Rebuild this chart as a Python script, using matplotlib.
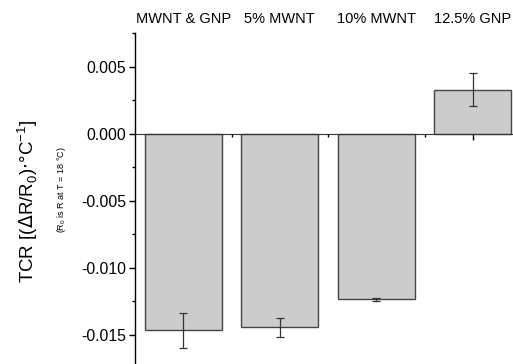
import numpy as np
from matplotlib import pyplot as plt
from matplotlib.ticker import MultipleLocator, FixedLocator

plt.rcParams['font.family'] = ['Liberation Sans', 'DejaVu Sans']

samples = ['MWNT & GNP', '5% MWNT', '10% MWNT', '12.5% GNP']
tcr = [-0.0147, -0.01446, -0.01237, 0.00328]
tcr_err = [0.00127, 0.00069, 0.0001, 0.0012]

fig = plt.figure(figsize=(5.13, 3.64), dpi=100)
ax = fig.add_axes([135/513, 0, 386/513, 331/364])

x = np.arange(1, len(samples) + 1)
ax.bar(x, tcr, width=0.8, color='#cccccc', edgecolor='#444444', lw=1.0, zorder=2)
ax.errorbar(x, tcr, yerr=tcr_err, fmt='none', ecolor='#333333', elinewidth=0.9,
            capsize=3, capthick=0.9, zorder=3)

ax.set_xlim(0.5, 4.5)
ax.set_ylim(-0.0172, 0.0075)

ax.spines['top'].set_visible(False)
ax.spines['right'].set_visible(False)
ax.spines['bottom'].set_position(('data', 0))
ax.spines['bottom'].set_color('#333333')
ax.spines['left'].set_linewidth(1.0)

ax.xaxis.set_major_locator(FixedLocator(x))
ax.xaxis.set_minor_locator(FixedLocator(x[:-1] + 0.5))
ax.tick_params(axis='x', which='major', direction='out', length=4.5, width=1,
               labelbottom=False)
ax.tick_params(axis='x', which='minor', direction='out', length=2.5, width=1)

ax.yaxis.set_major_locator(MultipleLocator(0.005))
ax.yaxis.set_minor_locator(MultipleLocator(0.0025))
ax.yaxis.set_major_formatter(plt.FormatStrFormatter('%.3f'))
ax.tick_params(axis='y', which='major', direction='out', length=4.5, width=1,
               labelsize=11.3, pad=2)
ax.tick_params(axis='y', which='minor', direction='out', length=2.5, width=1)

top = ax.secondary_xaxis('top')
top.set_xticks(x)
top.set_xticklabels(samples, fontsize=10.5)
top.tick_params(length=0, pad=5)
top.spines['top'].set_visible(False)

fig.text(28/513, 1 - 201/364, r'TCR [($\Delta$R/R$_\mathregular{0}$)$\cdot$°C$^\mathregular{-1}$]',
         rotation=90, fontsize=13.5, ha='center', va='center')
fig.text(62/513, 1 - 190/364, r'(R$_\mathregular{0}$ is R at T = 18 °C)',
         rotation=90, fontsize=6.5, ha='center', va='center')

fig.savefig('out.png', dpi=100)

Exercise task
Pictures stay out. Repeat only the lines from the beginning of the data through the line that has "ax.spines['left'].set_linewidth(1.0)".

Problem solution
Rebuild this chart as a Python script, using matplotlib.
import numpy as np
from matplotlib import pyplot as plt
from matplotlib.ticker import MultipleLocator, FixedLocator

plt.rcParams['font.family'] = ['Liberation Sans', 'DejaVu Sans']

samples = ['MWNT & GNP', '5% MWNT', '10% MWNT', '12.5% GNP']
tcr = [-0.0147, -0.01446, -0.01237, 0.00328]
tcr_err = [0.00127, 0.00069, 0.0001, 0.0012]

fig = plt.figure(figsize=(5.13, 3.64), dpi=100)
ax = fig.add_axes([135/513, 0, 386/513, 331/364])

x = np.arange(1, len(samples) + 1)
ax.bar(x, tcr, width=0.8, color='#cccccc', edgecolor='#444444', lw=1.0, zorder=2)
ax.errorbar(x, tcr, yerr=tcr_err, fmt='none', ecolor='#333333', elinewidth=0.9,
            capsize=3, capthick=0.9, zorder=3)

ax.set_xlim(0.5, 4.5)
ax.set_ylim(-0.0172, 0.0075)

ax.spines['top'].set_visible(False)
ax.spines['right'].set_visible(False)
ax.spines['bottom'].set_position(('data', 0))
ax.spines['bottom'].set_color('#333333')
ax.spines['left'].set_linewidth(1.0)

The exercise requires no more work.